Many years later, living in Toronto, I was maybe sixteen, my sisters were long gone. My older brothers in a world all their own. It was my Grandmothers eighty fifth birthday and a great reunion was arranged. By this time her sixteen offspring with husbands, wives,  children, grandchildren and great grandchildren numbered three hundred and sixty two. 

I personally was excited to visit my cousins who I spent many long lazy days playing crazy eights, wandering the old musty barn, running past the old chicken coop that still smelled like ammonia twenty years after the last hen was chicken dinner.

Sure enough it was a grand occasion, the parking was like Mosport  in Ontario during summer break. All these people were direct descendants of my Grand Mama. I was so proud to be a part of this grand occasion.
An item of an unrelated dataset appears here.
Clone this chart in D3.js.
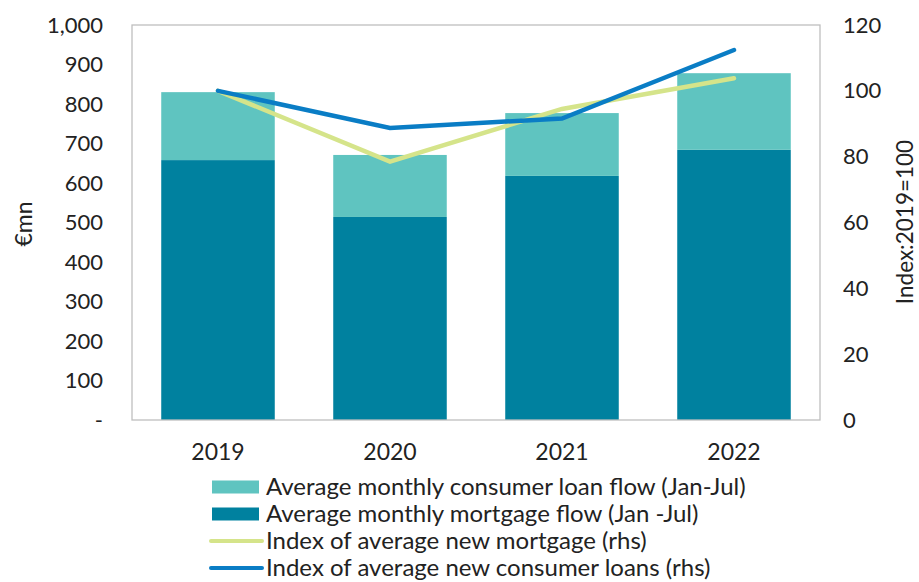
<!DOCTYPE html>
<html>
<head>
<meta charset="utf-8">
<script src="https://cdn.jsdelivr.net/npm/d3@7"></script>
<style>
  body { margin: 0; background: #fff; }
  svg { font-family: Lato, "Open Sans", sans-serif; }
</style>
</head>
<body>
<div id="chart"></div>
<script>
// data
const years = ["2019", "2020", "2021", "2022"];
const mortgageFlow = [658, 514, 618, 684];
const consumerFlow = [172, 157, 159, 194];
const mortgageIndex = [100, 78.5, 94.5, 103.8];
const consumerIndex = [100, 88.7, 91.6, 112.4];
const leftTicks = [0, 100, 200, 300, 400, 500, 600, 700, 800, 900, 1000];
const rightTicks = [0, 20, 40, 60, 80, 100, 120];

const width = 919, height = 582;
const m = { left: 132, right: 820, top: 25, bottom: 420 };

const svg = d3.select("#chart").append("svg")
    .attr("width", width)
    .attr("height", height);

const x = d3.scaleBand().domain(years).range([m.left, m.right]).paddingInner(0.34).paddingOuter(0.17);
const yL = d3.scaleLinear().domain([0, 1000]).range([m.bottom, m.top]);
const yR = d3.scaleLinear().domain([0, 120]).range([m.bottom, m.top]);

const col = {
    consumer: "#5fc4c0",
    mortgage: "#00819f",
    mIdx: "#d5e48a",
    cIdx: "#0a7dc5"
};

// bars
svg.append("g").selectAll("rect")
    .data(years)
    .join("rect")
    .attr("x", d => x(d))
    .attr("width", x.bandwidth())
    .attr("y", (d, i) => yL(mortgageFlow[i]))
    .attr("height", (d, i) => yL(0) - yL(mortgageFlow[i]))
    .attr("fill", col.mortgage);

svg.append("g").selectAll("rect")
    .data(years)
    .join("rect")
    .attr("x", d => x(d))
    .attr("width", x.bandwidth())
    .attr("y", (d, i) => yL(mortgageFlow[i] + consumerFlow[i]))
    .attr("height", (d, i) => yL(mortgageFlow[i]) - yL(mortgageFlow[i] + consumerFlow[i]))
    .attr("fill", col.consumer);

// frame
svg.append("rect")
    .attr("x", m.left).attr("y", m.top)
    .attr("width", m.right - m.left).attr("height", m.bottom - m.top)
    .attr("fill", "none").attr("stroke", "#bfbfbf").attr("stroke-width", 1.3);

// lines
const line = vals => d3.line()
    .x((d, i) => x(years[i]) + x.bandwidth() / 2)
    .y(d => yR(d))(vals);

svg.append("path").attr("d", line(mortgageIndex))
    .attr("fill", "none").attr("stroke", col.mIdx).attr("stroke-width", 4.5).attr("stroke-linecap", "round");
svg.append("path").attr("d", line(consumerIndex))
    .attr("fill", "none").attr("stroke", col.cIdx).attr("stroke-width", 4.5).attr("stroke-linecap", "round");

// axes
const fmt = d => d === 0 ? "-" : d3.format(",")(d);
const axL = svg.append("g")
    .attr("transform", `translate(${m.left - 29},0)`)
    .call(d3.axisLeft(yL).tickValues(leftTicks).tickFormat(fmt).tickSize(0).tickPadding(0));
const axR = svg.append("g")
    .attr("transform", `translate(${m.right + 23},0)`)
    .call(d3.axisRight(yR).tickValues(rightTicks).tickSize(0).tickPadding(0));
const axX = svg.append("g")
    .attr("transform", `translate(0,${m.bottom})`)
    .call(d3.axisBottom(x).tickSize(0).tickPadding(0));

[axL, axR, axX].forEach(a => {
    a.select(".domain").remove();
    a.selectAll("text").attr("font-size", 22).attr("fill", "#222").attr("font-family", "Lato, sans-serif");
});
axX.selectAll("text").attr("font-size", 23).attr("y", 40).attr("dy", 0);

svg.append("text")
    .attr("transform", "translate(32,224) rotate(-90)")
    .attr("text-anchor", "middle")
    .attr("font-size", 23).attr("fill", "#222")
    .text("€mn");
svg.append("text")
    .attr("transform", "translate(913,222) rotate(-90)")
    .attr("text-anchor", "middle")
    .attr("font-size", 22.5).attr("fill", "#222")
    .text("Index:2019=100");

// legend
const legend = [
    { label: "Average monthly consumer loan flow (Jan-Jul)", color: col.consumer, type: "rect" },
    { label: "Average monthly mortgage flow (Jan -Jul)", color: col.mortgage, type: "rect" },
    { label: "Index of average new mortgage (rhs)", color: col.mIdx, type: "line" },
    { label: "Index of average new consumer loans (rhs)", color: col.cIdx, type: "line" }
];
const lg = svg.append("g").selectAll("g")
    .data(legend)
    .join("g")
    .attr("transform", (d, i) => `translate(210,${487 + i * 27})`);
lg.filter(d => d.type === "rect").append("rect")
    .attr("x", 2).attr("y", -6.5).attr("width", 47).attr("height", 13)
    .attr("fill", d => d.color);
lg.filter(d => d.type === "line").append("line")
    .attr("x1", 1).attr("x2", 52).attr("y1", 0).attr("y2", 0)
    .attr("stroke", d => d.color).attr("stroke-width", 4).attr("stroke-linecap", "round");
lg.append("text")
    .attr("x", 56).attr("y", 0).attr("dy", "0.35em")
    .attr("font-size", 24).attr("fill", "#222")
    .text(d => d.label);
</script>
</body>
</html>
Later on that evening I saw outside all my cousins I used to play with when I was a kid visiting them. They were smoking cigarettes drinking beer having a great time. I excitedly joined them. They were unsure of who I was. I explained in my  Ontario learned french language who I was with great excitement. I hoped they would remember the memories we shared, the childhood innocence as we explored my grand parents farm. I was expecting them to jump up and give me a big loving hug as they did when we were children.

The cousin, I was closest to as a young boy, her name was Madeline said , "Ta gueule estie d'tete Caree". Which means, shut up square head. It is a derogatory term for  an English speaking person. I left the area, went back inside, kissed my grandmother for the last time, she always had a cheerful demeanor, went back to my Aunts home, fell asleep and never forgot.

On the license plates of Quebec the moto is, Je me souviens, which means "I remember". This refers to how France turned its back on New France in their time of need. How ironic, we will never learn.

I remember
I remember.


Note: My Grandmother, took up smoking for the first time at eighty years old. She said, with a boisterous laugh, "it can't kill me now, there isn't enough time."

At that time she also started to smoke pot, giggling as she drew another toke, "what are they going to do, throw me in jail ?"  Today I would answer her, "No, no Grandmama, this is Canada not the USA."